## PROBLEM REQUIREMENTS:
Skip the pictures and extract all of the lines exactly as written.

## DATASET EXTRACT:
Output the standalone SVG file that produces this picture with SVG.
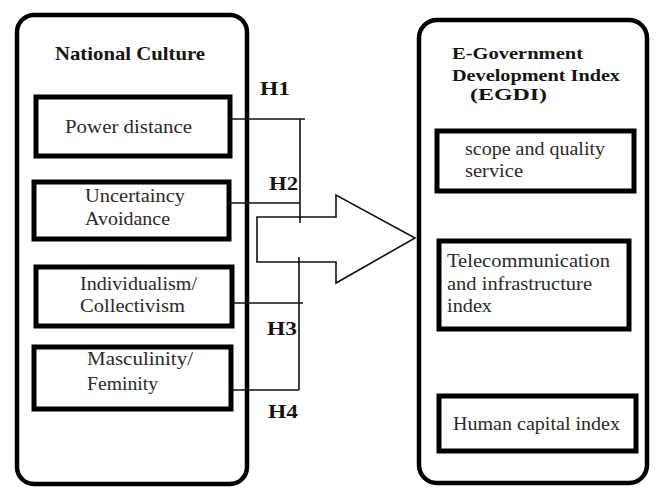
<svg xmlns="http://www.w3.org/2000/svg" width="658" height="489" viewBox="0 0 658 489">
<style>
.outer{fill:#fff;stroke:#000;stroke-width:4.5}
.inner{fill:#fff;stroke:#000;stroke-width:5}
text{font-family:"Liberation Serif","DejaVu Serif","Noto Serif",serif}
.t{font-size:19px;fill:#2a2a2a}
.b{font-size:19px;font-weight:bold;fill:#151515}
.h{font-size:16.5px;font-weight:bold;fill:#151515}
.ln{fill:none;stroke:#111;stroke-width:1.6}
</style>
<rect width="658" height="489" fill="#fff"/>
<g id="national-culture">
<rect class="outer" x="17" y="15" width="230" height="469" rx="17"/>
<text class="b" x="55" y="60" textLength="150" lengthAdjust="spacingAndGlyphs">National Culture</text>
</g>
<g id="power-distance">
<rect class="inner" x="36" y="97" width="194" height="59"/>
<text class="t" x="65" y="133" textLength="127" lengthAdjust="spacingAndGlyphs">Power distance</text>
</g>
<g id="uncertainty-avoidance">
<rect class="inner" x="34" y="182" width="195" height="57"/>
<text class="t" x="85" y="202" textLength="100" lengthAdjust="spacingAndGlyphs">Uncertaincy</text>
<text class="t" x="85" y="225" textLength="85" lengthAdjust="spacingAndGlyphs">Avoidance</text>
</g>
<g id="individualism">
<rect class="inner" x="36" y="267" width="196" height="59"/>
<text class="t" x="80" y="290" textLength="117" lengthAdjust="spacingAndGlyphs">Individualism/</text>
<text class="t" x="80" y="312" textLength="105" lengthAdjust="spacingAndGlyphs">Collectivism</text>
</g>
<g id="masculinity">
<rect class="inner" x="34" y="347" width="197" height="62"/>
<text class="t" x="87" y="365" textLength="106" lengthAdjust="spacingAndGlyphs">Masculinity/</text>
<text class="t" x="87" y="390" textLength="71" lengthAdjust="spacingAndGlyphs">Feminity</text>
</g>
<g id="egdi">
<rect class="outer" x="419" y="20" width="228" height="463" rx="18"/>
<text class="h" x="452" y="59" textLength="131" lengthAdjust="spacingAndGlyphs">E-Government</text>
<text class="h" x="452" y="81" textLength="168" lengthAdjust="spacingAndGlyphs">Development Index</text>
<text class="h" x="470" y="100" textLength="77" lengthAdjust="spacingAndGlyphs">(EGDI)</text>
</g>
<g id="scope-quality">
<rect class="inner" x="437" y="131" width="197" height="60"/>
<text class="t" x="465" y="155" textLength="140" lengthAdjust="spacingAndGlyphs">scope and quality</text>
<text class="t" x="465" y="177" textLength="58" lengthAdjust="spacingAndGlyphs">service</text>
</g>
<g id="telecom">
<rect class="inner" x="439" y="241" width="190" height="88"/>
<text class="t" x="447" y="267" textLength="163" lengthAdjust="spacingAndGlyphs">Telecommunication</text>
<text class="t" x="447" y="290" textLength="145" lengthAdjust="spacingAndGlyphs">and infrastructure</text>
<text class="t" x="447" y="312" textLength="45" lengthAdjust="spacingAndGlyphs">index</text>
</g>
<g id="human-capital">
<rect class="inner" x="439" y="396" width="197" height="55"/>
<text class="t" x="453" y="430" textLength="167" lengthAdjust="spacingAndGlyphs">Human capital index</text>
</g>
<g id="connectors">
<polyline class="ln" points="228,119 305,119"/>
<polyline class="ln" points="300,119 300,223"/>
<polyline class="ln" points="229,203 300,203"/>
<polyline class="ln" points="299,257 299,390"/>
<polyline class="ln" points="232,303 303,303"/>
<polyline class="ln" points="231,390 299,390"/>
<polygon class="ln" points="257,217 336,217 336,195 415,238 336,283 336,262 257,262"/>
</g>
<g id="labels">
<text class="b" x="260" y="95" textLength="30" lengthAdjust="spacingAndGlyphs">H1</text>
<text class="b" x="269" y="190" textLength="29" lengthAdjust="spacingAndGlyphs">H2</text>
<text class="b" x="267" y="335" textLength="30" lengthAdjust="spacingAndGlyphs">H3</text>
<text class="b" x="268" y="418" textLength="30" lengthAdjust="spacingAndGlyphs">H4</text>
</g>
</svg>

## SOLUTION FOR THIS TASK:
Output the standalone SVG file that produces this picture with SVG.
<svg xmlns="http://www.w3.org/2000/svg" width="658" height="489" viewBox="0 0 658 489">
<style>
.outer{fill:#fff;stroke:#000;stroke-width:4.5}
.inner{fill:#fff;stroke:#000;stroke-width:5}
text{font-family:"Liberation Serif","DejaVu Serif","Noto Serif",serif}
.t{font-size:19px;fill:#2a2a2a}
.b{font-size:19px;font-weight:bold;fill:#151515}
.h{font-size:16.5px;font-weight:bold;fill:#151515}
.ln{fill:none;stroke:#111;stroke-width:1.6}
</style>
<rect width="658" height="489" fill="#fff"/>
<g id="national-culture">
<rect class="outer" x="17" y="15" width="230" height="469" rx="17"/>
<text class="b" x="55" y="60" textLength="150" lengthAdjust="spacingAndGlyphs">National Culture</text>
</g>
<g id="power-distance">
<rect class="inner" x="36" y="97" width="194" height="59"/>
<text class="t" x="65" y="133" textLength="127" lengthAdjust="spacingAndGlyphs">Power distance</text>
</g>
<g id="uncertainty-avoidance">
<rect class="inner" x="34" y="182" width="195" height="57"/>
<text class="t" x="85" y="202" textLength="100" lengthAdjust="spacingAndGlyphs">Uncertaincy</text>
<text class="t" x="85" y="225" textLength="85" lengthAdjust="spacingAndGlyphs">Avoidance</text>
</g>
<g id="individualism">
<rect class="inner" x="36" y="267" width="196" height="59"/>
<text class="t" x="80" y="290" textLength="117" lengthAdjust="spacingAndGlyphs">Individualism/</text>
<text class="t" x="80" y="312" textLength="105" lengthAdjust="spacingAndGlyphs">Collectivism</text>
</g>
<g id="masculinity">
<rect class="inner" x="34" y="347" width="197" height="62"/>
<text class="t" x="87" y="365" textLength="106" lengthAdjust="spacingAndGlyphs">Masculinity/</text>
<text class="t" x="87" y="390" textLength="71" lengthAdjust="spacingAndGlyphs">Feminity</text>
</g>
<g id="egdi">
<rect class="outer" x="419" y="20" width="228" height="463" rx="18"/>
<text class="h" x="452" y="59" textLength="131" lengthAdjust="spacingAndGlyphs">E-Government</text>
<text class="h" x="452" y="81" textLength="168" lengthAdjust="spacingAndGlyphs">Development Index</text>
<text class="h" x="470" y="100" textLength="77" lengthAdjust="spacingAndGlyphs">(EGDI)</text>
</g>
<g id="scope-quality">
<rect class="inner" x="437" y="131" width="197" height="60"/>
<text class="t" x="465" y="155" textLength="140" lengthAdjust="spacingAndGlyphs">scope and quality</text>
<text class="t" x="465" y="177" textLength="58" lengthAdjust="spacingAndGlyphs">service</text>
</g>
<g id="telecom">
<rect class="inner" x="439" y="241" width="190" height="88"/>
<text class="t" x="447" y="267" textLength="163" lengthAdjust="spacingAndGlyphs">Telecommunication</text>
<text class="t" x="447" y="290" textLength="145" lengthAdjust="spacingAndGlyphs">and infrastructure</text>
<text class="t" x="447" y="312" textLength="45" lengthAdjust="spacingAndGlyphs">index</text>
</g>
<g id="human-capital">
<rect class="inner" x="439" y="396" width="197" height="55"/>
<text class="t" x="453" y="430" textLength="167" lengthAdjust="spacingAndGlyphs">Human capital index</text>
</g>
<g id="connectors">
<polyline class="ln" points="228,119 305,119"/>
<polyline class="ln" points="300,119 300,223"/>
<polyline class="ln" points="229,203 300,203"/>
<polyline class="ln" points="299,257 299,390"/>
<polyline class="ln" points="232,303 303,303"/>
<polyline class="ln" points="231,390 299,390"/>
<polygon class="ln" points="257,217 336,217 336,195 415,238 336,283 336,262 257,262"/>
</g>
<g id="labels">
<text class="b" x="260" y="95" textLength="30" lengthAdjust="spacingAndGlyphs">H1</text>
<text class="b" x="269" y="190" textLength="29" lengthAdjust="spacingAndGlyphs">H2</text>
<text class="b" x="267" y="335" textLength="30" lengthAdjust="spacingAndGlyphs">H3</text>
<text class="b" x="268" y="418" textLength="30" lengthAdjust="spacingAndGlyphs">H4</text>
</g>
</svg>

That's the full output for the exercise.